### WRITTEN REQUEST
Reproduce the listing below exactly, beginning with its first line and ending with the line that holds "from matplotlib.patches import Polygon"; pictures are not part of the copy.

******************************

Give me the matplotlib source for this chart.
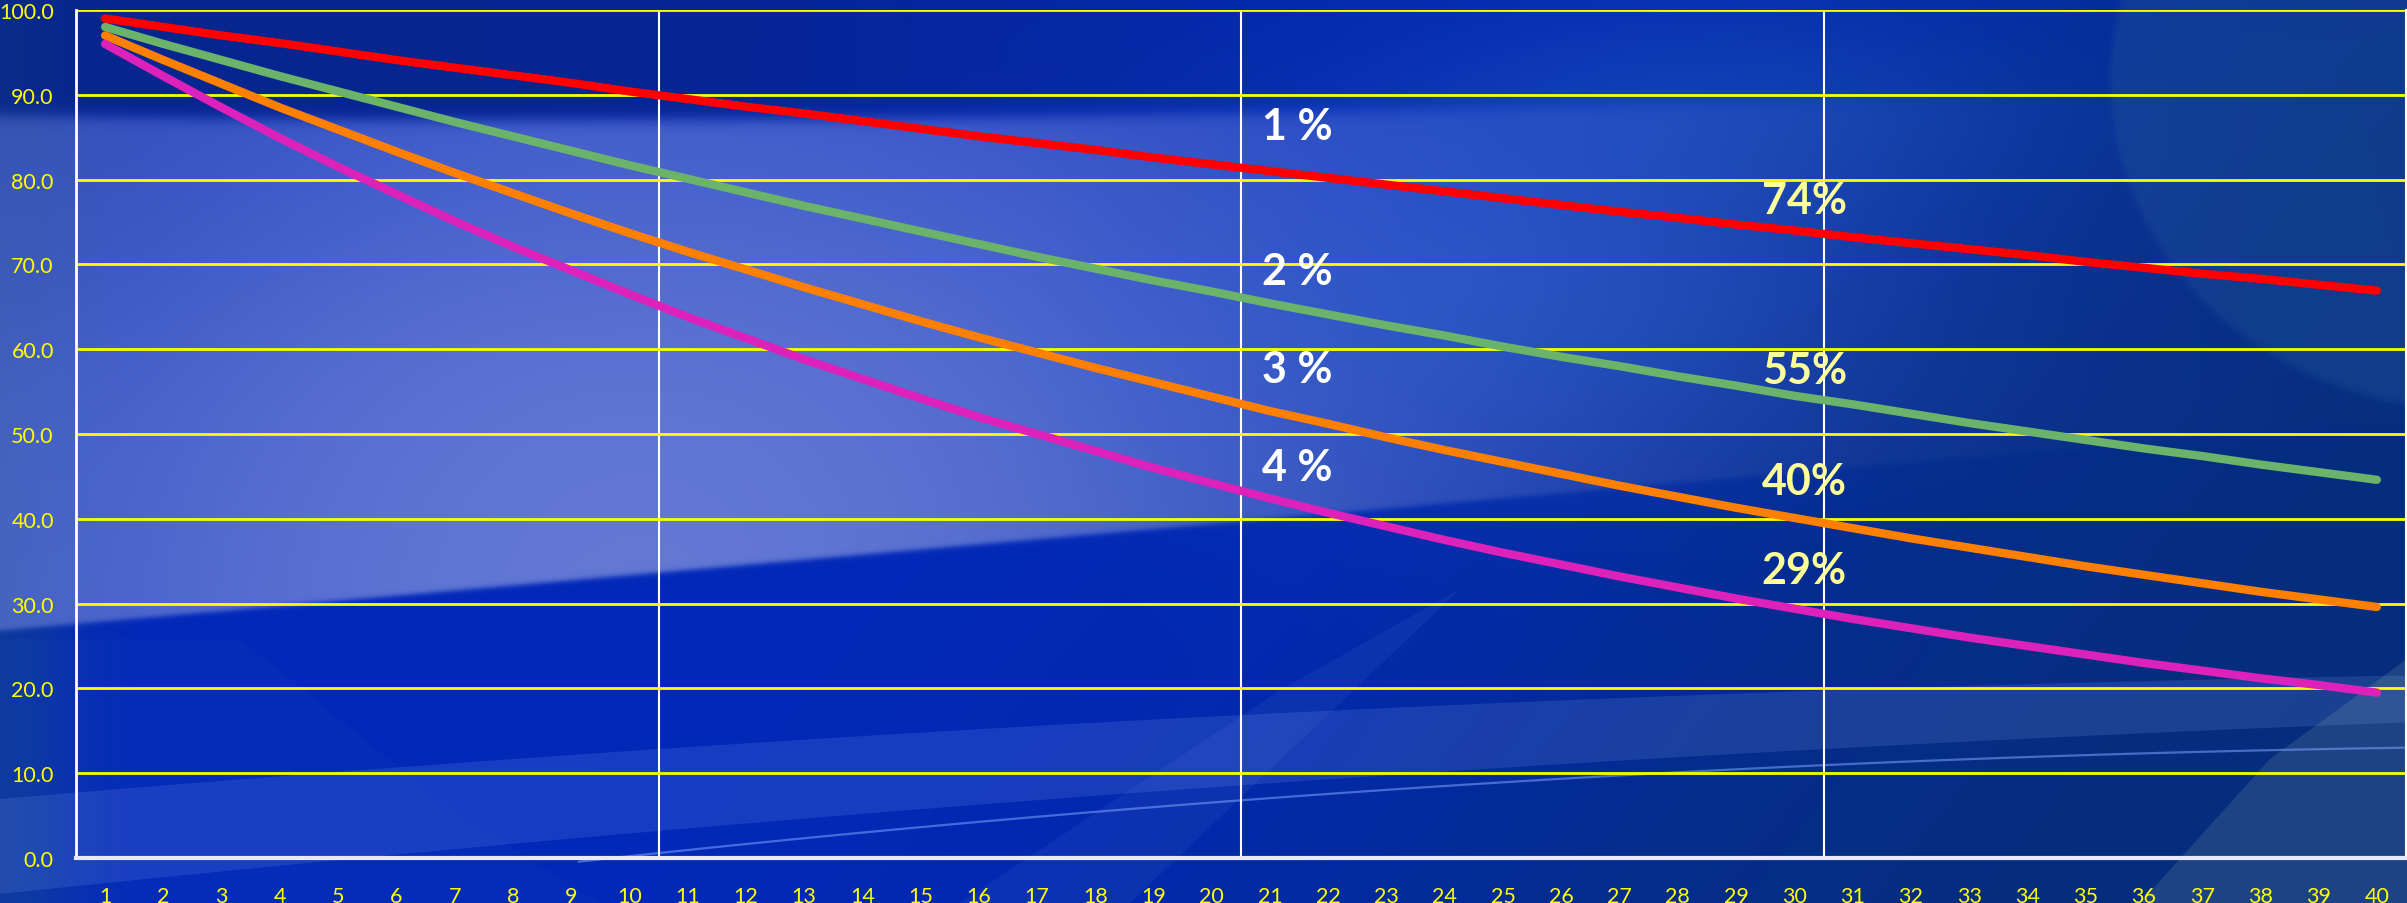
import numpy as np
import matplotlib
matplotlib.use("Agg")
import matplotlib.pyplot as plt
from matplotlib.patches import Polygon

# years 1..40 and the share of value left after yearly losses of 1-4 %
years = list(range(1, 41))
loss_1 = [99.0, 98.0, 97.0, 96.1, 95.1, 94.1, 93.2, 92.3, 91.4, 90.4,
          89.5, 88.6, 87.8, 86.9, 86.0, 85.1, 84.3, 83.5, 82.6, 81.8,
          81.0, 80.2, 79.4, 78.6, 77.8, 77.0, 76.2, 75.5, 74.7, 74.0,
          73.2, 72.5, 71.8, 71.1, 70.3, 69.6, 68.9, 68.3, 67.6, 66.9]
loss_2 = [98.0, 96.0, 94.1, 92.2, 90.4, 88.6, 86.8, 85.1, 83.4, 81.7,
          80.1, 78.5, 76.9, 75.4, 73.9, 72.4, 70.9, 69.5, 68.1, 66.8,
          65.4, 64.1, 62.8, 61.6, 60.3, 59.1, 58.0, 56.8, 55.7, 54.5,
          53.5, 52.4, 51.3, 50.3, 49.3, 48.3, 47.4, 46.4, 45.5, 44.6]
loss_3 = [97.0, 94.1, 91.3, 88.5, 85.9, 83.3, 80.8, 78.4, 76.0, 73.7,
          71.5, 69.4, 67.3, 65.3, 63.3, 61.4, 59.6, 57.8, 56.1, 54.4,
          52.7, 51.2, 49.6, 48.1, 46.7, 45.3, 43.9, 42.6, 41.3, 40.1,
          38.9, 37.7, 36.6, 35.5, 34.4, 33.4, 32.4, 31.4, 30.5, 29.6]
loss_4 = [96.0, 92.2, 88.5, 84.9, 81.5, 78.3, 75.1, 72.1, 69.3, 66.5,
          63.8, 61.3, 58.8, 56.5, 54.2, 52.0, 50.0, 48.0, 46.0, 44.2,
          42.4, 40.7, 39.1, 37.5, 36.0, 34.6, 33.2, 31.9, 30.6, 29.4,
          28.2, 27.1, 26.0, 25.0, 24.0, 23.0, 22.1, 21.2, 20.4, 19.5]
series = [loss_1, loss_2, loss_3, loss_4]
colors = ["#ff0000", "#6bb36b", "#ff8000", "#dd22bb"]
rate_labels = ["1 %", "2 %", "3 %", "4 %"]
left_labels = ["74%", "55%", "40%", "29%"]
y_ticks = [0, 10, 20, 30, 40, 50, 60, 70, 80, 90, 100]

W, H = 2407, 904
fig = plt.figure(figsize=(W / 100, H / 100), dpi=100)

# ---- background: blue gradient with soft light swooshes ----
yy, xx = np.mgrid[0:H, 0:W].astype(float)


def sig(d, w):
    return 1.0 / (1.0 + np.exp(-np.clip(d / w, -50, 50)))


def mix(img, col, a):
    col = np.array(col, float) / 255.0
    return img * (1 - a[..., None]) + col * a[..., None]


img = np.zeros((H, W, 3))
img[:] = np.array([2, 40, 185]) / 255.0
img = mix(img, (25, 85, 205), 0.55 * np.exp(-((xx - 1750) / 350.0) ** 2) * np.exp(-((yy - 110) / 110.0) ** 2))
img = mix(img, (15, 60, 150), 0.8 * np.exp(-(xx / 80.0) ** 2))

# light lavender wedge on the left, navy strip above it
y_bot = 631 - 0.088 * xx
y_top = 118 + 0.012 * xx - 0.000012 * xx ** 2
img = mix(img, (8, 36, 128), 0.75 * sig(y_top - yy, 5) * np.exp(-((xx - 300) / 900.0) ** 2))
m = sig(y_bot - yy, 1.5) * sig(yy - y_top, 4)
glow = np.exp(-((xx - 650) / 1000.0) ** 2) * (0.6 + 0.4 * sig(yy - 250, 90))
img = mix(img, (108, 128, 215), 0.93 * m * glow)
img = mix(img, (60, 85, 175), 0.4 * m * np.exp(-(xx / 250.0) ** 2) * sig(330 - yy, 60))
# bluer middle area to the right of the wedge
img = mix(img, (50, 100, 215), 0.55 * np.exp(-((xx - 1550) / 380.0) ** 2) * np.exp(-((yy - 300) / 170.0) ** 2))

# darker navy towards the lower right
dr = sig((xx - 1750) + (yy - 450) * 0.8, 220)
img = mix(img, (6, 48, 105), 0.75 * dr)

# big faint arc on the right
ell = ((xx - 2470) / 360.0) ** 2 + ((yy - 80) / 330.0) ** 2
img = mix(img, (35, 85, 155), 0.35 * sig(1 - ell, 0.01))

img = np.clip(img, 0, 1)
ax_bg = fig.add_axes([0, 0, 1, 1])
ax_bg.imshow(img, extent=(0, W, H, 0), aspect="auto", interpolation="bilinear")
ax_bg.set_xlim(0, W)
ax_bg.set_ylim(H, 0)
ax_bg.axis("off")

# lighter swoosh bands near the bottom
bx = np.linspace(0, W, 80)
band_top = 800 - 0.085 * bx + 0.000014 * bx ** 2
band_bot = band_top + 95 - 0.02 * bx
ax_bg.add_patch(Polygon(np.column_stack([np.r_[bx, bx[::-1]],
                                         np.r_[band_top, band_bot[::-1]]]),
                        closed=True, color="#9bb4ff", alpha=0.15, lw=0))
arc_y = 935 - 0.14 * bx + 0.000026 * bx ** 2
keep = bx > 560
ax_bg.plot(bx[keep], arc_y[keep], color="#7ea2ff", lw=1.6, alpha=0.55)
ax_bg.add_patch(Polygon([(960, 904), (1282, 690), (1460, 590), (1130, 904)],
                        closed=True, color="#9bb4ff", alpha=0.07, lw=0))
ax_bg.add_patch(Polygon([(240, 640), (450, 810), (600, 904), (0, 904), (0, 640)],
                        closed=True, color="#3d6fd0", alpha=0.06, lw=0))
ax_bg.add_patch(Polygon([(2140, 904), (2270, 760), (2407, 660), (2407, 904)],
                        closed=True, color="#b8d0b0", alpha=0.14, lw=0))

# ---- chart ----
x0, x1 = 76, 2406
yb, yt = 859, 11
ax = fig.add_axes([x0 / W, (H - yb) / H, (x1 - x0) / W, (yb - yt) / H])
ax.set_facecolor("none")

for vals, col in zip(series, colors):
    ax.plot(years, vals, color=col, lw=6, solid_capstyle="round", zorder=5)

ax.set_xlim(0.5, 40.5)
ax.set_ylim(0, 100)
ax.set_xticks(years)
ax.set_yticks(y_ticks)
ax.set_yticklabels([f"{v:.1f}" for v in y_ticks])
ax.set_xticks([10.5, 20.5, 30.5], minor=True)

font = ["Lato", "DejaVu Sans"]
ax.tick_params(axis="both", which="both", length=0, colors="#ffff00", labelsize=15.5)
ax.tick_params(axis="y", pad=16)
ax.tick_params(axis="x", pad=20)
for lbl in ax.get_xticklabels() + ax.get_yticklabels():
    lbl.set_family(font)

ax.grid(axis="y", which="major", color="#ffff00", lw=2, zorder=1)
ax.grid(axis="x", which="minor", color="white", lw=1.5, zorder=1)
ax.grid(axis="x", which="major", visible=False)

ax.spines["top"].set_visible(False)
ax.spines["left"].set_color("white")
ax.spines["left"].set_linewidth(2)
ax.spines["bottom"].set_color("#e8e8ff")
ax.spines["bottom"].set_linewidth(3)
ax.spines["right"].set_color("white")
ax.spines["right"].set_linewidth(1.5)

# loss rate labels and the share left after 30 years
rate_pos = [86.3, 69.2, 57.7, 46.1]
left_pos = [77.6, 57.5, 44.5, 34.0]
for txt, yv in zip(rate_labels, rate_pos):
    ax.text(20.86, yv, txt, color="white", fontsize=31, fontweight="bold",
            family=font, ha="left", va="center", zorder=6)
for txt, yv in zip(left_labels, left_pos):
    ax.text(29.44, yv, txt, color="#ffff99", fontsize=31, fontweight="bold",
            family=font, ha="left", va="center", zorder=6)

fig.savefig("out.png", dpi=100)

******************************

### COMPLETED EXERCISE
Give me the matplotlib source for this chart.
import numpy as np
import matplotlib
matplotlib.use("Agg")
import matplotlib.pyplot as plt
from matplotlib.patches import Polygon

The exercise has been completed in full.